§ WHAT THIS TASK INVOLVES: Scan the following material for the string "React" and copy each line in which it appears.

§ RECORDS FOR PROCESSING:
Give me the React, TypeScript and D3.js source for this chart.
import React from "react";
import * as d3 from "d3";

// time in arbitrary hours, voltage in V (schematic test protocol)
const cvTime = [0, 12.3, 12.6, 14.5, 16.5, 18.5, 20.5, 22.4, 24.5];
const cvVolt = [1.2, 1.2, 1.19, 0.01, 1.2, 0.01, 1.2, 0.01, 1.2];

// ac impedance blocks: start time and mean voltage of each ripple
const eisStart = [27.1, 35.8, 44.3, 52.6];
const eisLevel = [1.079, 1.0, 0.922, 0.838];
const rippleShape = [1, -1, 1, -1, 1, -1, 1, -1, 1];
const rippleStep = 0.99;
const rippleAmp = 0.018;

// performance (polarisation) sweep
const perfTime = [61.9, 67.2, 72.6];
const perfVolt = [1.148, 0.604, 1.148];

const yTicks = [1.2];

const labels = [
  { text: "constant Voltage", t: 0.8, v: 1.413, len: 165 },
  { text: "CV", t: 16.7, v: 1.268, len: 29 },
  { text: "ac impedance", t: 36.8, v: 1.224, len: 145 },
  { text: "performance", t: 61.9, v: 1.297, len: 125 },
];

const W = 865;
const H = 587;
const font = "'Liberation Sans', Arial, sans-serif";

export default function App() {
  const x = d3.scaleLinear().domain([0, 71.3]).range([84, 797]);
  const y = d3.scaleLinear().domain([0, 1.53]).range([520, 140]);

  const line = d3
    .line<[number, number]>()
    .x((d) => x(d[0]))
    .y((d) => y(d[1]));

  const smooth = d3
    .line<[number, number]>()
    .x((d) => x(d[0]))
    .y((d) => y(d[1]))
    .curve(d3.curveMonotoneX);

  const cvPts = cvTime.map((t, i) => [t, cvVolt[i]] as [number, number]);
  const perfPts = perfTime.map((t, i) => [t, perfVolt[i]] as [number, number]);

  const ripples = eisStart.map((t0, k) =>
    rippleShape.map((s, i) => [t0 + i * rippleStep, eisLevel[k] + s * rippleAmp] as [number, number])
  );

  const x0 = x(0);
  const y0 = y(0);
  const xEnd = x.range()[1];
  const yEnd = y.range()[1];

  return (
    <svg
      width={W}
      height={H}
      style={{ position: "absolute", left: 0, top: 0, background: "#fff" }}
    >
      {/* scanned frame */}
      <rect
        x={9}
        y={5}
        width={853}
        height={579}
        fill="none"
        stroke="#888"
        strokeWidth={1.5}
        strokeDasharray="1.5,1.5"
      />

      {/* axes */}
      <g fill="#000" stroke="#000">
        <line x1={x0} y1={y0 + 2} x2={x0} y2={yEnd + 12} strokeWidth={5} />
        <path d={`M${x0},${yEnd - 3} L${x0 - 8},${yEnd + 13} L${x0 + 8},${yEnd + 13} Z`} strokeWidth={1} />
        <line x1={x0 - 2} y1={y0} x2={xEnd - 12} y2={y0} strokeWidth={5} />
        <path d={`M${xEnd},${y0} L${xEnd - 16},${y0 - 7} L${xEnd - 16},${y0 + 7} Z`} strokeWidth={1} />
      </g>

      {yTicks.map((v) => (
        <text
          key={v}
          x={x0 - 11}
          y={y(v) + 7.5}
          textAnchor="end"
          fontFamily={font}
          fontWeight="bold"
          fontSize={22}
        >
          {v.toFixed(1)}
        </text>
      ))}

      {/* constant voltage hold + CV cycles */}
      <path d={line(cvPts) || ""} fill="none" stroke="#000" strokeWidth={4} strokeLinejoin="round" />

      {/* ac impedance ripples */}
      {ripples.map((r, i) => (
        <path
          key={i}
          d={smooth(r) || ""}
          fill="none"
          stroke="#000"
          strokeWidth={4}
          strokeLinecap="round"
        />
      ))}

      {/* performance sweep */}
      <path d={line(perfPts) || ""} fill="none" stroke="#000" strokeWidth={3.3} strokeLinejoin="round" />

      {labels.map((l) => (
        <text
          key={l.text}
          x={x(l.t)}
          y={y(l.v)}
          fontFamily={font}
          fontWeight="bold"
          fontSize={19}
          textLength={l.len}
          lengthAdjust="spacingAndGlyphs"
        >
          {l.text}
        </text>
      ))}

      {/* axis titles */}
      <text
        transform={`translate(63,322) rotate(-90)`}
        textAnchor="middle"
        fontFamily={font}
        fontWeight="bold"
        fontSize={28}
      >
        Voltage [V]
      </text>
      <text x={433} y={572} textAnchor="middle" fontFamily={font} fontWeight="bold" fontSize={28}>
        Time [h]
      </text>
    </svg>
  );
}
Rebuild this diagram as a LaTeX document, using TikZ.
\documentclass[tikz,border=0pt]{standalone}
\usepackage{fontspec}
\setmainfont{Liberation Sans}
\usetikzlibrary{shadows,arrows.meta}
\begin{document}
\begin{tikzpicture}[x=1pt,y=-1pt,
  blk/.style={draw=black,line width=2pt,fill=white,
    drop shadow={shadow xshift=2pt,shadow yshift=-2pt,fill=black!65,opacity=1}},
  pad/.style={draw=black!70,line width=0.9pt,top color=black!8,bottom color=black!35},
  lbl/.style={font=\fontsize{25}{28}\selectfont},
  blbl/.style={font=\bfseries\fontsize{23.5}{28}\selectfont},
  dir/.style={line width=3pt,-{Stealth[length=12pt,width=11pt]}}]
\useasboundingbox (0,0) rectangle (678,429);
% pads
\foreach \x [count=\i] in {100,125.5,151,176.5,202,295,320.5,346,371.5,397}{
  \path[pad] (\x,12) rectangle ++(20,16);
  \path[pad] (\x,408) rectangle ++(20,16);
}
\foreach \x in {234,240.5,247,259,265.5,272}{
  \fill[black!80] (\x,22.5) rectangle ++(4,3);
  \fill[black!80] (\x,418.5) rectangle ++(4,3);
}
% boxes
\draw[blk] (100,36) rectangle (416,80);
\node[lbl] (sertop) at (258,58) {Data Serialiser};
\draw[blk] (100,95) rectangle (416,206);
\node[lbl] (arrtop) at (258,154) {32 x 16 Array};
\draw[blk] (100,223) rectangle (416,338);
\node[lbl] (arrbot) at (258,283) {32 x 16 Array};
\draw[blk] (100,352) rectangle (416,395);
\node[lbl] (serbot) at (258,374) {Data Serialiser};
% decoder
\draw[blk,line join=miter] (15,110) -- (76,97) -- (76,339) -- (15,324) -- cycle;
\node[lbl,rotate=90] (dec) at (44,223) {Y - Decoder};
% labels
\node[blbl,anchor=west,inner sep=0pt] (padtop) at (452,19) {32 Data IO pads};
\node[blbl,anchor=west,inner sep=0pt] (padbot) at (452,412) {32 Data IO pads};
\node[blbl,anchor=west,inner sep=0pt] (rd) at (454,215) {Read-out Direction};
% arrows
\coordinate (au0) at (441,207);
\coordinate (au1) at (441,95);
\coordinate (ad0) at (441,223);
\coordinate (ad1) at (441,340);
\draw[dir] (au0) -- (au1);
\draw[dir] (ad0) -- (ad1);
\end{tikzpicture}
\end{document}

§ FINAL RESULT:
Give me the React, TypeScript and D3.js source for this chart.
import React from "react";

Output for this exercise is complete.